Lewis Ponini
- Born: 7 December 1999 (age 26) Rarotonga
- Height: 178 cm (5 ft 10 in)
- Weight: 130 kg (287 lb)
- School: Rangiora High School
- Notable relative: Ridge Ponini

Rugby union career
- Position: Prop
- Current team: Eastern Suburbs Rugby

Senior career
- Years: Team / Apps / (Points)
- 2020: Canterbury / 2 / (0)
- 2024: Waratahs / 7 / (0)
- 2025–: Crusaders / 1 / (0)
- Correct as of 21 May 2025

= Lewis Ponini =

New Zealand rugby union player

Lewis Ponini (born 7 December 1999) is a New Zealand rugby union player, who plays for the Crusaders in Super Rugby.
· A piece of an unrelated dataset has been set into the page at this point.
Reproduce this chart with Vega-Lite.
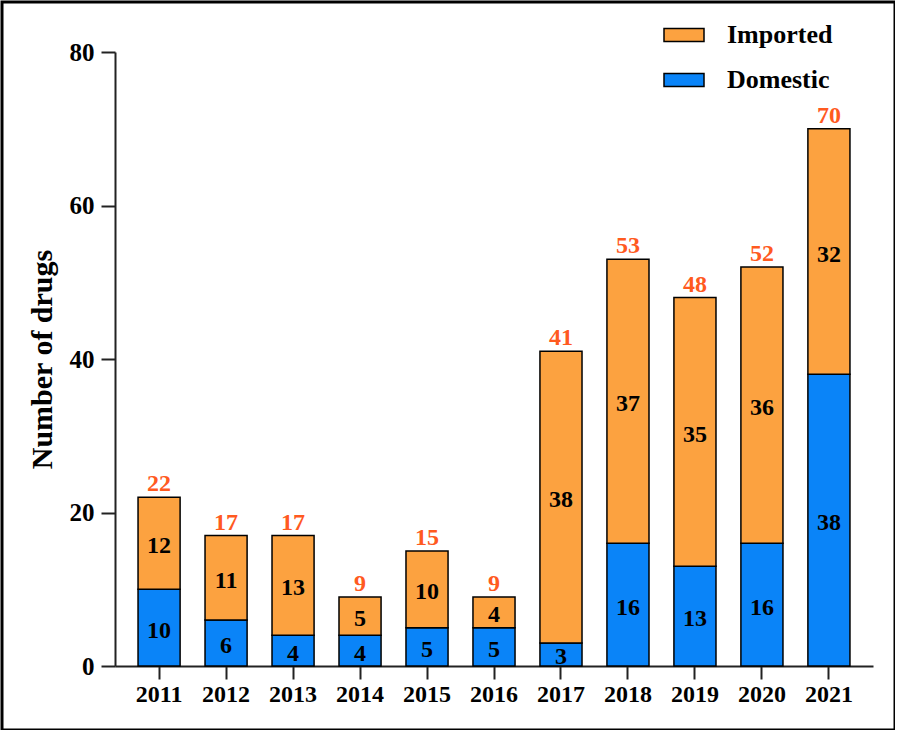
{
  "$schema": "https://vega.github.io/schema/vega-lite/v6.json",
  "width": 893,
  "height": 728,
  "autosize": {"type": "none"},
  "padding": {"left": 2, "top": 2, "right": 0, "bottom": 0},
  "config": {
    "view": {"stroke": "black", "strokeWidth": 3},
    "font": "Liberation Serif"
  },
  "data": {
    "values": [
      {"year": "2011", "type": "Domestic", "count": 10, "total": 22},
      {"year": "2011", "type": "Imported", "count": 12, "total": 22},
      {"year": "2012", "type": "Domestic", "count": 6, "total": 17},
      {"year": "2012", "type": "Imported", "count": 11, "total": 17},
      {"year": "2013", "type": "Domestic", "count": 4, "total": 17},
      {"year": "2013", "type": "Imported", "count": 13, "total": 17},
      {"year": "2014", "type": "Domestic", "count": 4, "total": 9},
      {"year": "2014", "type": "Imported", "count": 5, "total": 9},
      {"year": "2015", "type": "Domestic", "count": 5, "total": 15},
      {"year": "2015", "type": "Imported", "count": 10, "total": 15},
      {"year": "2016", "type": "Domestic", "count": 5, "total": 9},
      {"year": "2016", "type": "Imported", "count": 4, "total": 9},
      {"year": "2017", "type": "Domestic", "count": 3, "total": 41},
      {"year": "2017", "type": "Imported", "count": 38, "total": 41},
      {"year": "2018", "type": "Domestic", "count": 16, "total": 53},
      {"year": "2018", "type": "Imported", "count": 37, "total": 53},
      {"year": "2019", "type": "Domestic", "count": 13, "total": 48},
      {"year": "2019", "type": "Imported", "count": 35, "total": 48},
      {"year": "2020", "type": "Domestic", "count": 16, "total": 52},
      {"year": "2020", "type": "Imported", "count": 36, "total": 52},
      {"year": "2021", "type": "Domestic", "count": 38, "total": 70},
      {"year": "2021", "type": "Imported", "count": 32, "total": 70}
    ]
  },
  "encoding": {
    "x": {
      "field": "year",
      "type": "nominal",
      "scale": {"range": [113, 871], "paddingInner": 0.372, "paddingOuter": 0.344},
      "axis": {
        "orient": "bottom",
        "offset": -64,
        "title": null,
        "labelAngle": 0,
        "domainColor": "#222222",
        "domainWidth": 2,
        "tickColor": "#222222",
        "tickWidth": 2,
        "tickSize": 13,
        "labelFontSize": 24,
        "labelFontWeight": "bold",
        "labelColor": "black",
        "labelPadding": 3,
        "grid": false
      }
    }
  },
  "layer": [
    {
      "mark": {"type": "bar", "stroke": "black", "strokeWidth": 1.5},
      "encoding": {
        "y": {
          "field": "count",
          "type": "quantitative",
          "stack": "zero",
          "scale": {"domain": [0, 80], "range": [664, 50], "nice": false},
          "axis": {
            "orient": "left",
            "offset": -113,
            "values": [0, 20, 40, 60, 80],
            "title": "Number of drugs",
            "titleFontSize": 30,
            "titleFontWeight": "bold",
            "titleColor": "black",
            "titlePadding": 12,
            "domainColor": "#222222",
            "domainWidth": 2,
            "tickColor": "#222222",
            "tickWidth": 2,
            "tickSize": 14,
            "labelFontSize": 25,
            "labelFontWeight": "bold",
            "labelColor": "black",
            "labelPadding": 7,
            "grid": false
          }
        },
        "color": {
          "field": "type",
          "type": "nominal",
          "scale": {"domain": ["Imported", "Domestic"], "range": ["#FCA240", "#0A84F8"]},
          "legend": {
            "title": null,
            "orient": "none",
            "legendX": 661,
            "legendY": 12,
            "direction": "vertical",
            "padding": 0,
            "symbolType": "M-1,-0.33H1V0.33H-1Z",
            "symbolSize": 1600,
            "symbolStrokeColor": "black",
            "symbolStrokeWidth": 1.5,
            "symbolOpacity": 1,
            "labelFontSize": 26,
            "labelFontWeight": "bold",
            "labelColor": "black",
            "labelOffset": 22,
            "rowPadding": 11
          }
        },
        "order": {"field": "type", "sort": "ascending"}
      }
    },
    {
      "transform": [
        {"stack": "count", "groupby": ["year"], "sort": [{"field": "type", "order": "ascending"}], "as": ["y0", "y1"]},
        {"calculate": "(datum.y0 + datum.y1) / 2", "as": "mid"}
      ],
      "mark": {"type": "text", "fontSize": 24, "fontWeight": "bold", "color": "black", "baseline": "middle", "dy": 3},
      "encoding": {
        "y": {"field": "mid", "type": "quantitative"},
        "text": {"field": "count", "type": "quantitative"}
      }
    },
    {
      "transform": [{"filter": "datum.type == 'Imported'"}],
      "mark": {"type": "text", "fontSize": 24, "fontWeight": "bold", "color": "#FF5A1F", "baseline": "alphabetic", "dy": -6},
      "encoding": {
        "y": {"field": "total", "type": "quantitative"},
        "text": {"field": "total", "type": "quantitative"}
      }
    }
  ]
}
He has also played for Canterbury in the Bunnings NPC. His preferred position is prop.

==Early career==
Ponini attended Rangiora High School. He moved to Australia in 2021, first representing Eastwood, before transferring to Eastern Suburbs in 2023.

==Professional career==
Ponini represented Canterbury in the 2020 Mitre 10 Cup having been called into the squad as an injury replacement. He was initially called into the Waratahs B team as an injury replacement during the 2024 Super Rugby Pacific pre-season, and went on to become a regular in Waratahs Super Rugby team during the 2024 Super Rugby Pacific season, making his debut for the side in Round 8 as a replacement against the Crusaders, and going on to play a total of 7 matches for the NSW side. Ponini was called into the Crusaders squad as injury cover ahead of the 2025 Super Rugby Pacific season. He made his debut in Round 16 in 2025 against the Brumbies in Canberra. He became Crusader #300. Ponini is currently contracted with Canterbury for the Bunnings NPC Competition, and was part of the winning squad for the 2025 season, following a season victory with the Crusaders in the 2025 Super Rugby Pacific competition.